Birthday of the World
ROSH HASHONE, the birthday of the world, begins with the sighting of the new moon on the first day of the seventh month after Passover, the exodus from slavery. It is also called yom ha-din, Judgment Day, and yom ha-zikaron, Remembrance Day, as we blow the ram’s horn, arouse our sense of judgment, and try to be merciful with ourselves and with each other.
It’s a time to place stones on graves and recall how the dead shaped our lives when they were alive. It’s a time to sculpt our own fate, overcome inertia, switch paths. It’s a time for renewing friendships and healing old wounds. It’s a time to make things right.
In the ancient days, it was a season of harvest and the coronation of kings.

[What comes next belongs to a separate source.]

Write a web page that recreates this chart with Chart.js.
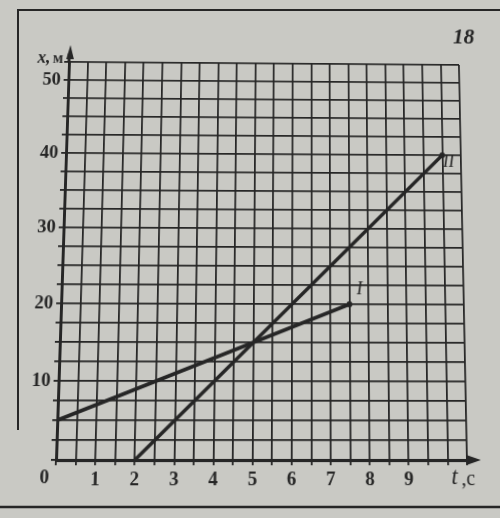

It marked the sixth day of creation, when earthlings were believed to have been created from the earth. It also marked the start of the sabbatical year, every seven years, when labor desisted throughout the community, and the jubilee year, every half century, when debt was annulled and land was redistributed.

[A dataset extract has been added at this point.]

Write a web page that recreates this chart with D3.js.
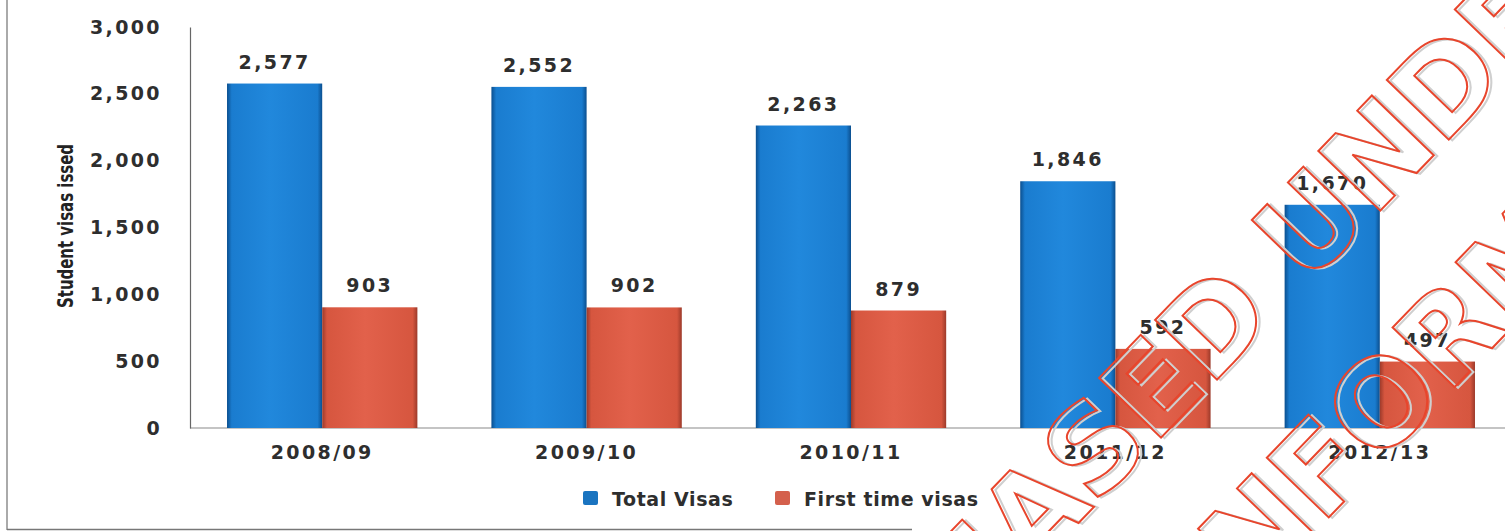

Rosh Hashone is a time for braided sweet bread and honey-dipped apples. It’s a time to stand by flowing water with bread crumbs and an open heart. It’s a time for long walks and good cries. It is a time to say “l’shana tova” and give people a kiss.

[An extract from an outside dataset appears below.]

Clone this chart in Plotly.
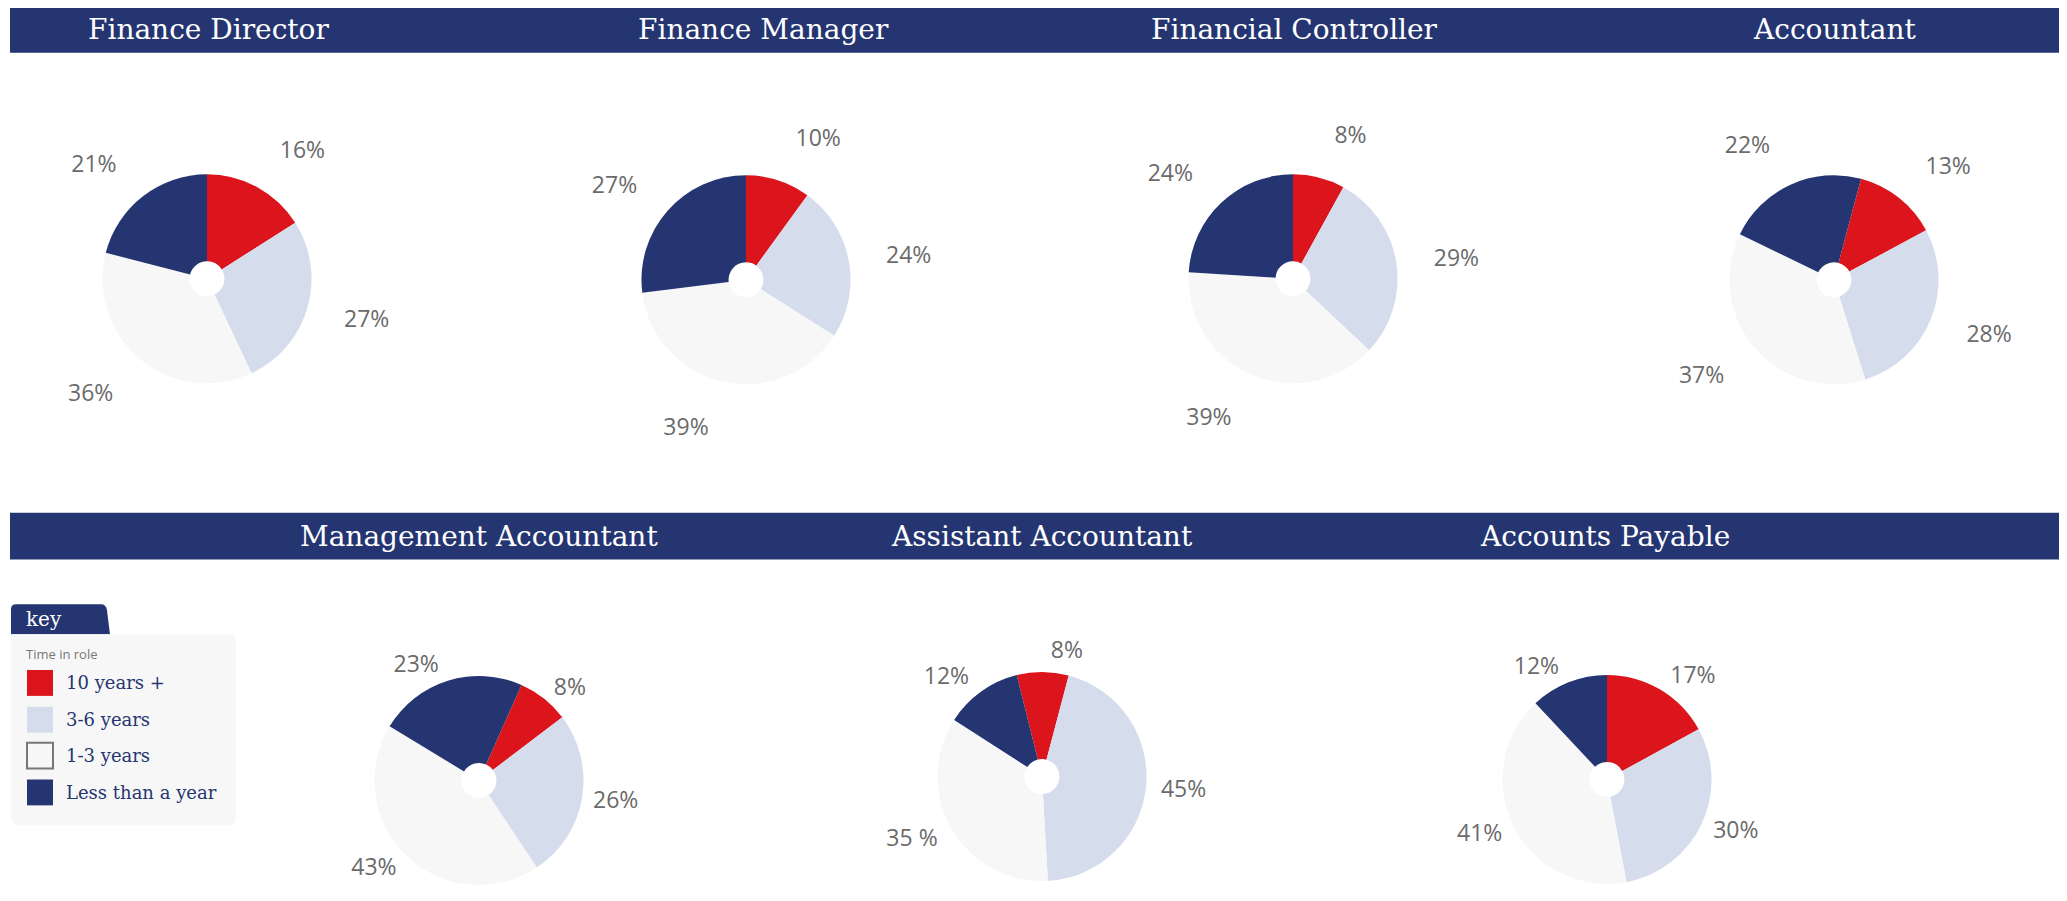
import plotly.graph_objects as go

# ---------------- data ----------------
roles = ["Finance Director", "Finance Manager", "Financial Controller", "Accountant",
         "Management Accountant", "Assistant Accountant", "Accounts Payable"]
categories = ["10 years +", "3-6 years", "1-3 years", "Less than a year"]

finance_director = [16, 27, 36, 21]
finance_manager = [10, 24, 39, 27]
financial_controller = [8, 29, 39, 24]
accountant = [13, 28, 37, 22]
management_accountant = [8, 26, 43, 23]
assistant_accountant = [8, 45, 35, 12]
accounts_payable = [17, 30, 41, 12]

label_texts = [
    ["16%", "27%", "36%", "21%"],
    ["10%", "24%", "39%", "27%"],
    ["8%", "29%", "39%", "24%"],
    ["13%", "28%", "37%", "22%"],
    ["8%", "26%", "43%", "23%"],
    ["8%", "45%", "35 %", "12%"],
    ["17%", "30%", "41%", "12%"],
]
key_title = "Time in role"

series = [finance_director, finance_manager, financial_controller, accountant,
          management_accountant, assistant_accountant, accounts_payable]

# ---------------- style ----------------
# page body has an 8px default margin: the figure is sized to fit inside it
OFF = 8
W, H = 2067 - 2 * OFF, 901 - 2 * OFF
NAVY = "#253571"
slice_colors = ["#DC141B", "#D5DCEC", "#F7F7F7", NAVY]
label_color = "#6b6b6b"
TITLE_FONT = "DejaVu Serif"
LABEL_FONT = "Open Sans"

# pie centres (page px), rotation per chart
centers = [(207, 280), (746, 281), (1293, 280), (1834, 281),
           (479, 784), (1042, 780), (1607, 783)]
rotations = [0, 0, 0, 15, 24, -14, 0]
title_centers_x = [208, 763, 1294, 1834, 479, 1042, 1605]
R = 105
HOLE = 0.167


def px(x):
    return (x - OFF) / W


def py(y):
    return 1 - (y - OFF) / H


fig = go.Figure()

for i, (vals, (cx, cy)) in enumerate(zip(series, centers)):
    fig.add_trace(go.Pie(
        labels=categories, values=vals, sort=False, direction="clockwise",
        rotation=rotations[i], hole=HOLE, textinfo="none",
        marker=dict(colors=slice_colors, line=dict(width=0)),
        domain=dict(x=[px(cx - R), px(cx + R)], y=[py(cy + R), py(cy - R)]),
        showlegend=False, name=roles[i],
    ))
    # transparent label ring, pushes the percentage labels further out
    fy = cy - OFF
    rl = min(135, H - fy - 1, fy - 1)
    fig.add_trace(go.Pie(
        labels=categories, values=vals, sort=False, direction="clockwise",
        rotation=rotations[i], text=label_texts[i], textinfo="text",
        textposition="outside",
        outsidetextfont=dict(family=LABEL_FONT, size=23, color=label_color),
        marker=dict(colors=["rgba(0,0,0,0)"] * 4, line=dict(width=0)),
        domain=dict(x=[px(cx - rl), px(cx + rl)], y=[py(cy + rl), py(cy - rl)]),
        showlegend=False, hoverinfo="skip", name=roles[i] + " labels",
    ))

shapes = []
annotations = []
for (y0, y1) in [(7, 53), (515, 562)]:
    shapes.append(dict(type="rect", xref="paper", yref="paper",
                       x0=px(10), x1=px(2059), y0=py(y1), y1=py(max(y0, OFF)),
                       fillcolor=NAVY, line=dict(width=0), layer="below"))
for i, role in enumerate(roles):
    ty = 30 if i < 4 else 539
    annotations.append(dict(text=role, x=px(title_centers_x[i]), y=py(ty),
                            xref="paper", yref="paper", showarrow=False,
                            xanchor="center", yanchor="middle",
                            font=dict(family=TITLE_FONT, size=28, color="white")))


def P(x, y):
    return f"{px(x):.5f},{py(y):.5f}"


tab_path = (f"M{P(11,637)} L{P(11,612)} Q{P(11,607)} {P(16,607)} L{P(101,607)} "
            f"Q{P(106,607)} {P(107,613)} L{P(110,637)} Z")
shapes.append(dict(type="path", xref="paper", yref="paper", path=tab_path,
                   fillcolor=NAVY, line=dict(width=0)))
box_path = (f"M{P(11,637)} L{P(228,637)} Q{P(236,637)} {P(236,645)} L{P(236,821)} "
            f"Q{P(236,829)} {P(228,829)} L{P(19,829)} Q{P(11,829)} {P(11,821)} Z")
shapes.append(dict(type="path", xref="paper", yref="paper", path=box_path,
                   fillcolor="#F7F7F7", line=dict(width=0)))
annotations.append(dict(text="key", x=px(24), y=py(622), xref="paper", yref="paper",
                        showarrow=False, xanchor="left", yanchor="middle",
                        font=dict(family=TITLE_FONT, size=20, color="white")))
annotations.append(dict(text=key_title, x=px(24), y=py(657), xref="paper", yref="paper",
                        showarrow=False, xanchor="left", yanchor="middle",
                        font=dict(family=LABEL_FONT, size=13, color="#777777")))
key_rows = [686, 723, 759, 796]
for j, cat in enumerate(categories):
    yc = key_rows[j]
    border = dict(width=2, color="#777777") if j == 2 else dict(width=0)
    shapes.append(dict(type="rect", xref="paper", yref="paper",
                       x0=px(27), x1=px(53), y0=py(yc + 13), y1=py(yc - 13),
                       fillcolor=slice_colors[j], line=border))
    annotations.append(dict(text=cat, x=px(64), y=py(yc), xref="paper", yref="paper",
                            showarrow=False, xanchor="left", yanchor="middle",
                            font=dict(family=TITLE_FONT, size=18, color=NAVY)))

fig.update_layout(width=W, height=H, margin=dict(l=0, r=0, t=0, b=0),
                  paper_bgcolor="white", plot_bgcolor="white",
                  shapes=shapes, annotations=annotations, showlegend=False)

fig.write_html("out.html")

Someone in the world is waiting for you to do something. This is a good time to do it.
Guide to a Secular Jewish Tashlikh: Take your family/household/intimate community to a flowing body of water. Stand on the shore in small circles of people. Each person in the circle praises each person in the circle (“I love how you . . .”) out loud, with everyone else listening. Then each person in the circle offers a constructive suggestion (“I hope that you . . .”) for the new year, with everyone else listening. When all of the speaking is done, everyone throws breadcrumbs into the water while shouting out their resolutions for the year to come.